The bitcoin billionaires have a plan to push back and are starting in Congressional District 30 in Dallas. Two newly formed cryptocurrency SuperPACS are spending $2 million to support candidate Jasmine Crockett to put a member of Congress in place who will go to bat for them and push back against President Biden and consumer-friendly members of Congress.

The move is not subtle or clever. It’s a straight-up play-to-buy influence. And you can bet that no group spends $2 million in a district where they have no connections unless they are sure the beneficiary of their investment will carry water for them.

The Texas Justice Fund sponsored a radio ad pushing back against the bitcoin billionaires. 

Further, The Dallas Morning News published an informed and thoughtful column by former Dallas/Fort Worth area Congressman Martin Frost on the bitcoin billionaire bid to buy CD30. It can be read below:


“Some of us have been arguing for real campaign finance reform for years. The need for this reform has a new poster child. It is special interest funding in the March 1 Democratic Primary in Texas Congressional District 30 and its name is cryptocurrency.
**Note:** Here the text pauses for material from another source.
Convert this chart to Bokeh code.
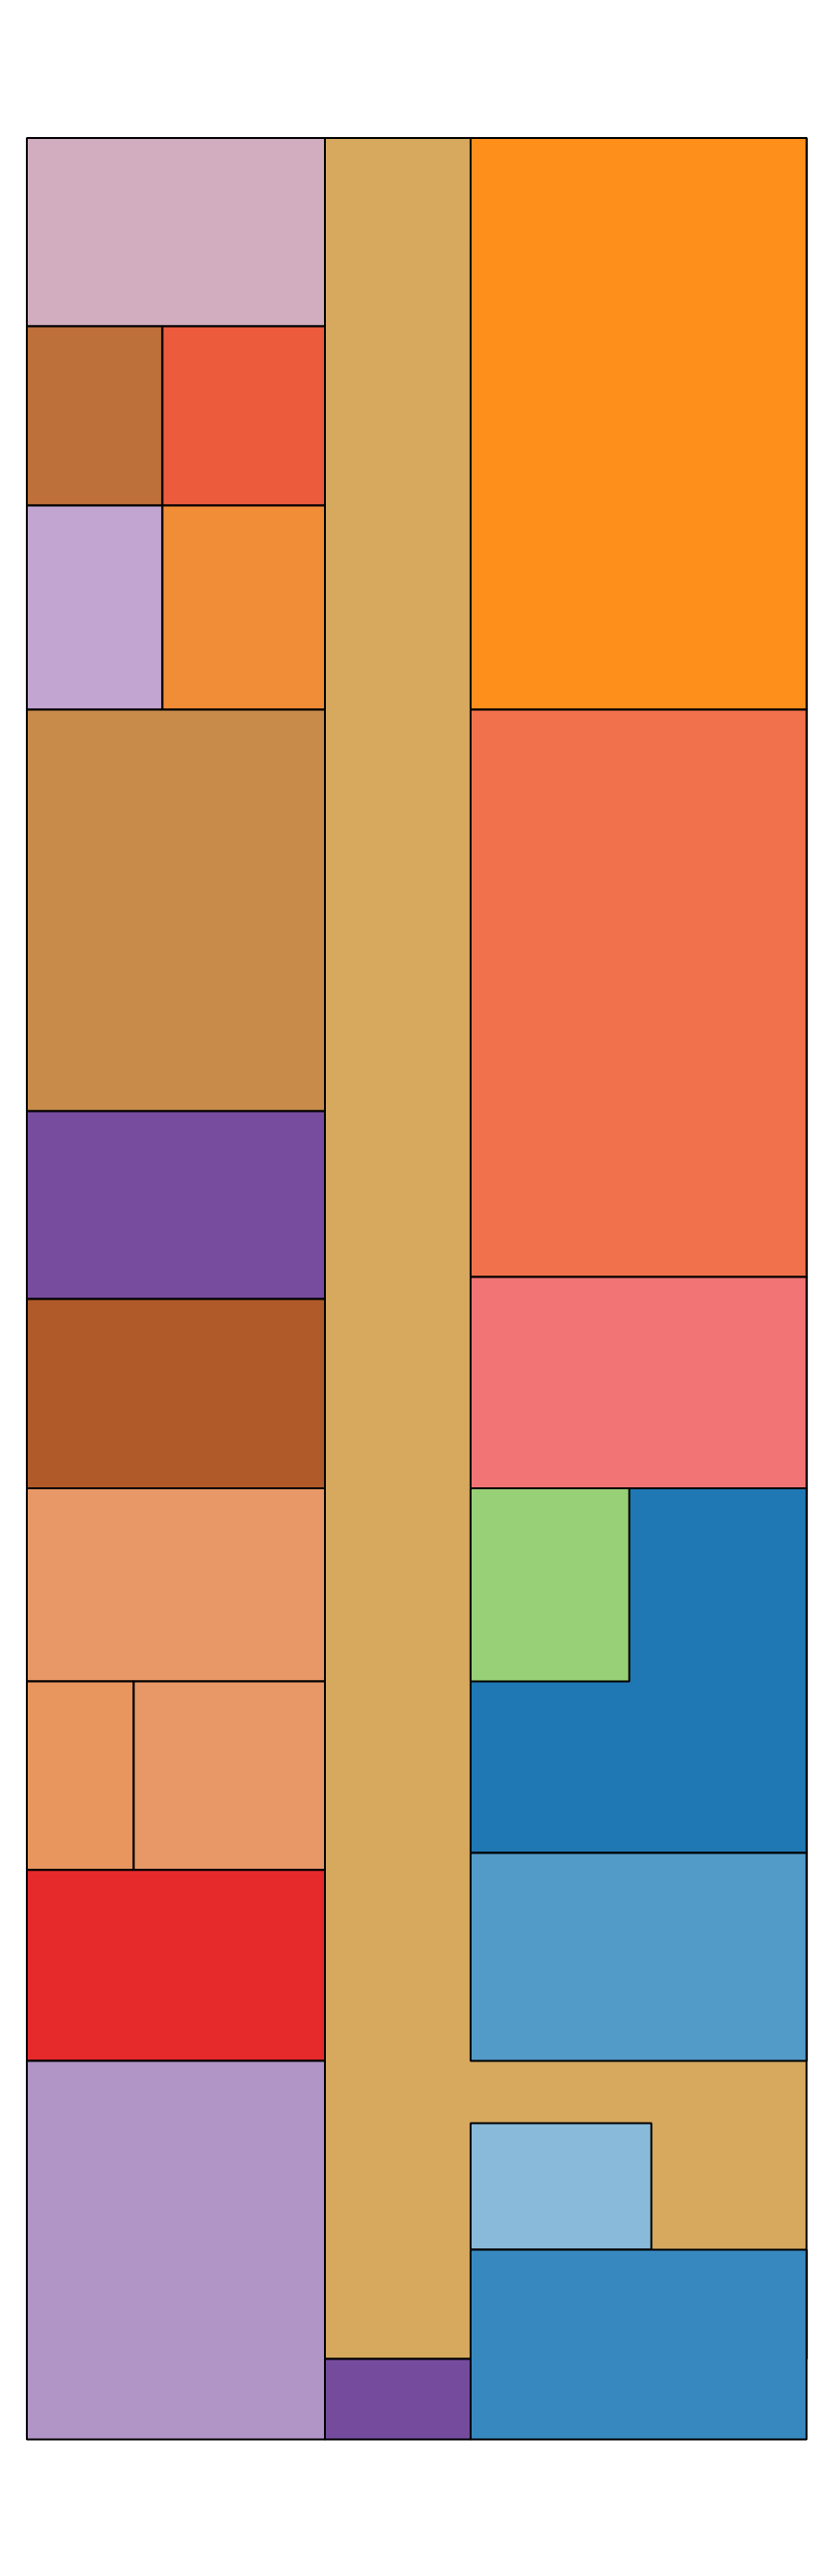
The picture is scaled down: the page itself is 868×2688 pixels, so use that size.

The Biden Administration is seeking to regulate cryptocurrency and this industry is trying to win new political friends to oppose the effort by jumping into select Congressional races across the country.

In the final weeks before the primary, two SuperPACs affiliated with the cryptocurrency industry are spending $2 million in independent expenditures to bolster the campaign of one of the nine candidates in the Democratic primary for U.S. District 30 to represent Dallas. These SuperPACS, which can accept unlimited contributions from wealthy individuals, corporations and partnerships, are buying television and radio ads to boost the campaign of Texas Rep. Jasmine Crockett.

Recent news reports say these and other cryptocurrency SuperPACS will spend at least $20 million this year to elect members of Congress who are friendly to them.

These PACs are the results of a 2010 Supreme Court case, Citizens United, which dramatically changed the rules for contributions in federal campaigns. Prior to the Citizens United decision, wealthy individuals could only contribute a limited amount directly to a federal campaign ($2,900 after indexing for inflation). Now, wealthy individuals can contribute unlimited amounts to SuperPACs and other entities (501c4s,) which can buy ads for and against federal candidates as long as the groups don’t directly coordinate with candidates.

I contributed $2,900 to one of the other eight candidates in this primary (Jane Hamilton); however, my $2,900 is a drop in the ocean compared to the $2 million being spent by the special interest cryptocurrency SuperPACs that are trying to buy the nomination for their preferred candidate.

This is particularly outrageous because the Democratic nomination in this district is tantamount to the general election, since this is an overwhelmingly Democratic district.

While in Congress, I was one of a handful of representatives who voted for a constitutional amendment to give Congress the authority to reform campaign finance laws to place limits on all types of contributions and spending in federal races.

Former Rep. Tom Davis, R-Virginia, and I wrote a book on Congress (“The Partisan Divide—Congress in Crisis”). Among the factors we cited as major sources of the partisan divide were gerrymandering and abuses in the campaign spending that gave special interests the leading role in the spending on federal races.

At this point, the only way to combat special interest spending in federal races is to shine the light of day on the way some groups are taking advantage of the system. The cryptocurrency special interest SuperPACs shouldn’t fly under the radar with massive amounts of spending in the closing days of a hotly contested primary in Texas. Let the sun shine in on their practices.”

Former Rep. Martin Frost, D-Dallas, represented the 24 District from 1979 to 2005. He is immediate past president of the Former Members of Congress and was chair of the Democratic Congressional Campaign Committee from 1995-1998 and chair of the U.S. House Democratic Caucus from 1999 – 2002. He wrote this column for The Dallas Morning News.